--- BEGIN Recorded information ---

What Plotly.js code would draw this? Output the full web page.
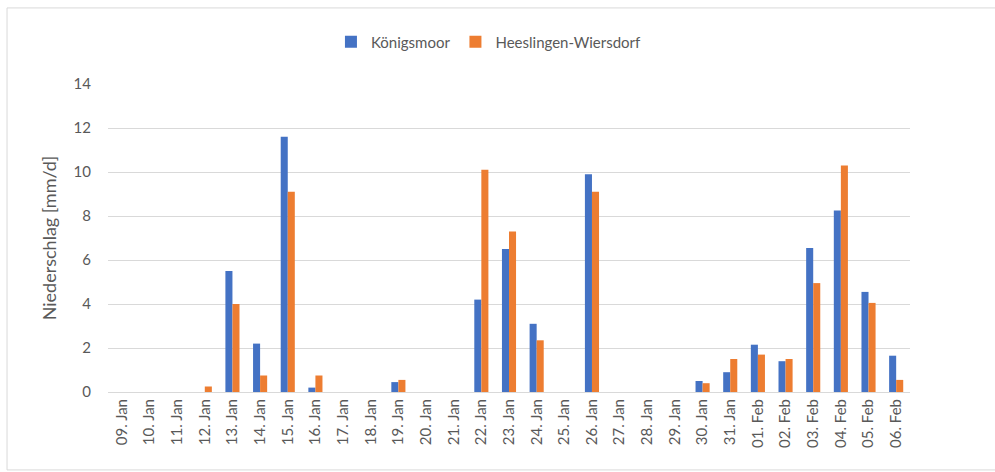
<!DOCTYPE html>
<html>
<head>
<meta charset="utf-8">
<script src="https://cdn.plot.ly/plotly-3.0.1.min.js"></script>
<style>html,body{margin:0;padding:0;background:#fff;}#chart{width:995px;height:472px;}</style>
</head>
<body>
<div id="chart"></div>
<script>
const categories = ["09. Jan","10. Jan","11. Jan","12. Jan","13. Jan","14. Jan","15. Jan","16. Jan","17. Jan","18. Jan","19. Jan","20. Jan","21. Jan","22. Jan","23. Jan","24. Jan","25. Jan","26. Jan","27. Jan","28. Jan","29. Jan","30. Jan","31. Jan","01. Feb","02. Feb","03. Feb","04. Feb","05. Feb","06. Feb"];
const koenigsmoor = [0,0,0,0,5.5,2.2,11.6,0.2,0,0,0.45,0,0,4.2,6.5,3.1,0,9.9,0,0,0,0.5,0.9,2.15,1.4,6.55,8.25,4.55,1.65];
const heeslingen  = [0,0,0,0.25,4.0,0.75,9.1,0.75,0,0,0.55,0,0,10.1,7.3,2.35,0,9.1,0,0,0,0.4,1.5,1.7,1.5,4.95,10.3,4.05,0.55];
const yTicks = [0,2,4,6,8,10,12,14];

const fam = "Lato, 'Open Sans', sans-serif";
const font = {family: fam, size: 15, color: "#595959"};
const traces = [
  {type: "bar", name: "Königsmoor", x: categories, y: koenigsmoor, marker: {color: "#4472C4"}},
  {type: "bar", name: "Heeslingen-Wiersdorf", x: categories, y: heeslingen, marker: {color: "#ED7D31"}}
];
const layout = {
  width: 995, height: 472,
  margin: {l: 108, r: 85, t: 84, b: 80},
  paper_bgcolor: "#fff", plot_bgcolor: "#fff",
  font: font,
  barmode: "group", bargap: 0.49, bargroupgap: 0,
  showlegend: true,
  legend: {orientation: "h", x: 0.475, xanchor: "center", y: 1.136, yanchor: "middle", font: font, itemwidth: 30, traceorder: "normal"},
  xaxis: {type: "category", tickangle: -90, tickfont: font, showgrid: false, showline: true, linecolor: "#d9d9d9", ticks: "", zeroline: false},
  yaxis: {range: [0, 14], tickvals: yTicks, ticktext: yTicks.map(String), tickfont: font, gridcolor: "#d9d9d9", zeroline: true, zerolinecolor: "#d9d9d9", ticklen: 0, ticks: "", ticklabelstandoff: 16,
    title: {text: "Niederschlag [mm/d]", font: {family: fam, size: 18, color: "#595959"}, standoff: 12}},
  shapes: [
    {type: "line", xref: "paper", yref: "paper", x0: -0.1259, x1: 1.2, y0: 1.247, y1: 1.247, line: {color: "#d9d9d9", width: 1}},
    {type: "line", xref: "paper", yref: "paper", x0: -0.1259, x1: -0.1259, y0: 1.247, y1: -0.253, line: {color: "#d9d9d9", width: 1}},
    {type: "line", xref: "paper", yref: "paper", x0: -0.1259, x1: 1.2, y0: -0.253, y1: -0.253, line: {color: "#d9d9d9", width: 1}}
  ]
};
Plotly.newPlot("chart", traces, layout, {displayModeBar: false, staticPlot: true});
</script>
</body>
</html>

--- END Recorded information ---

# Stated task
Retype the data above exactly; pictures are not part of the copy.

# Answer below
What Plotly.js code would draw this? Output the full web page.
<!DOCTYPE html>
<html>
<head>
<meta charset="utf-8">
<script src="https://cdn.plot.ly/plotly-3.0.1.min.js"></script>
<style>html,body{margin:0;padding:0;background:#fff;}#chart{width:995px;height:472px;}</style>
</head>
<body>
<div id="chart"></div>
<script>
const categories = ["09. Jan","10. Jan","11. Jan","12. Jan","13. Jan","14. Jan","15. Jan","16. Jan","17. Jan","18. Jan","19. Jan","20. Jan","21. Jan","22. Jan","23. Jan","24. Jan","25. Jan","26. Jan","27. Jan","28. Jan","29. Jan","30. Jan","31. Jan","01. Feb","02. Feb","03. Feb","04. Feb","05. Feb","06. Feb"];
const koenigsmoor = [0,0,0,0,5.5,2.2,11.6,0.2,0,0,0.45,0,0,4.2,6.5,3.1,0,9.9,0,0,0,0.5,0.9,2.15,1.4,6.55,8.25,4.55,1.65];
const heeslingen  = [0,0,0,0.25,4.0,0.75,9.1,0.75,0,0,0.55,0,0,10.1,7.3,2.35,0,9.1,0,0,0,0.4,1.5,1.7,1.5,4.95,10.3,4.05,0.55];
const yTicks = [0,2,4,6,8,10,12,14];

const fam = "Lato, 'Open Sans', sans-serif";
const font = {family: fam, size: 15, color: "#595959"};
const traces = [
  {type: "bar", name: "Königsmoor", x: categories, y: koenigsmoor, marker: {color: "#4472C4"}},
  {type: "bar", name: "Heeslingen-Wiersdorf", x: categories, y: heeslingen, marker: {color: "#ED7D31"}}
];
const layout = {
  width: 995, height: 472,
  margin: {l: 108, r: 85, t: 84, b: 80},
  paper_bgcolor: "#fff", plot_bgcolor: "#fff",
  font: font,
  barmode: "group", bargap: 0.49, bargroupgap: 0,
  showlegend: true,
  legend: {orientation: "h", x: 0.475, xanchor: "center", y: 1.136, yanchor: "middle", font: font, itemwidth: 30, traceorder: "normal"},
  xaxis: {type: "category", tickangle: -90, tickfont: font, showgrid: false, showline: true, linecolor: "#d9d9d9", ticks: "", zeroline: false},
  yaxis: {range: [0, 14], tickvals: yTicks, ticktext: yTicks.map(String), tickfont: font, gridcolor: "#d9d9d9", zeroline: true, zerolinecolor: "#d9d9d9", ticklen: 0, ticks: "", ticklabelstandoff: 16,
    title: {text: "Niederschlag [mm/d]", font: {family: fam, size: 18, color: "#595959"}, standoff: 12}},
  shapes: [
    {type: "line", xref: "paper", yref: "paper", x0: -0.1259, x1: 1.2, y0: 1.247, y1: 1.247, line: {color: "#d9d9d9", width: 1}},
    {type: "line", xref: "paper", yref: "paper", x0: -0.1259, x1: -0.1259, y0: 1.247, y1: -0.253, line: {color: "#d9d9d9", width: 1}},
    {type: "line", xref: "paper", yref: "paper", x0: -0.1259, x1: 1.2, y0: -0.253, y1: -0.253, line: {color: "#d9d9d9", width: 1}}
  ]
};
Plotly.newPlot("chart", traces, layout, {displayModeBar: false, staticPlot: true});
</script>
</body>
</html>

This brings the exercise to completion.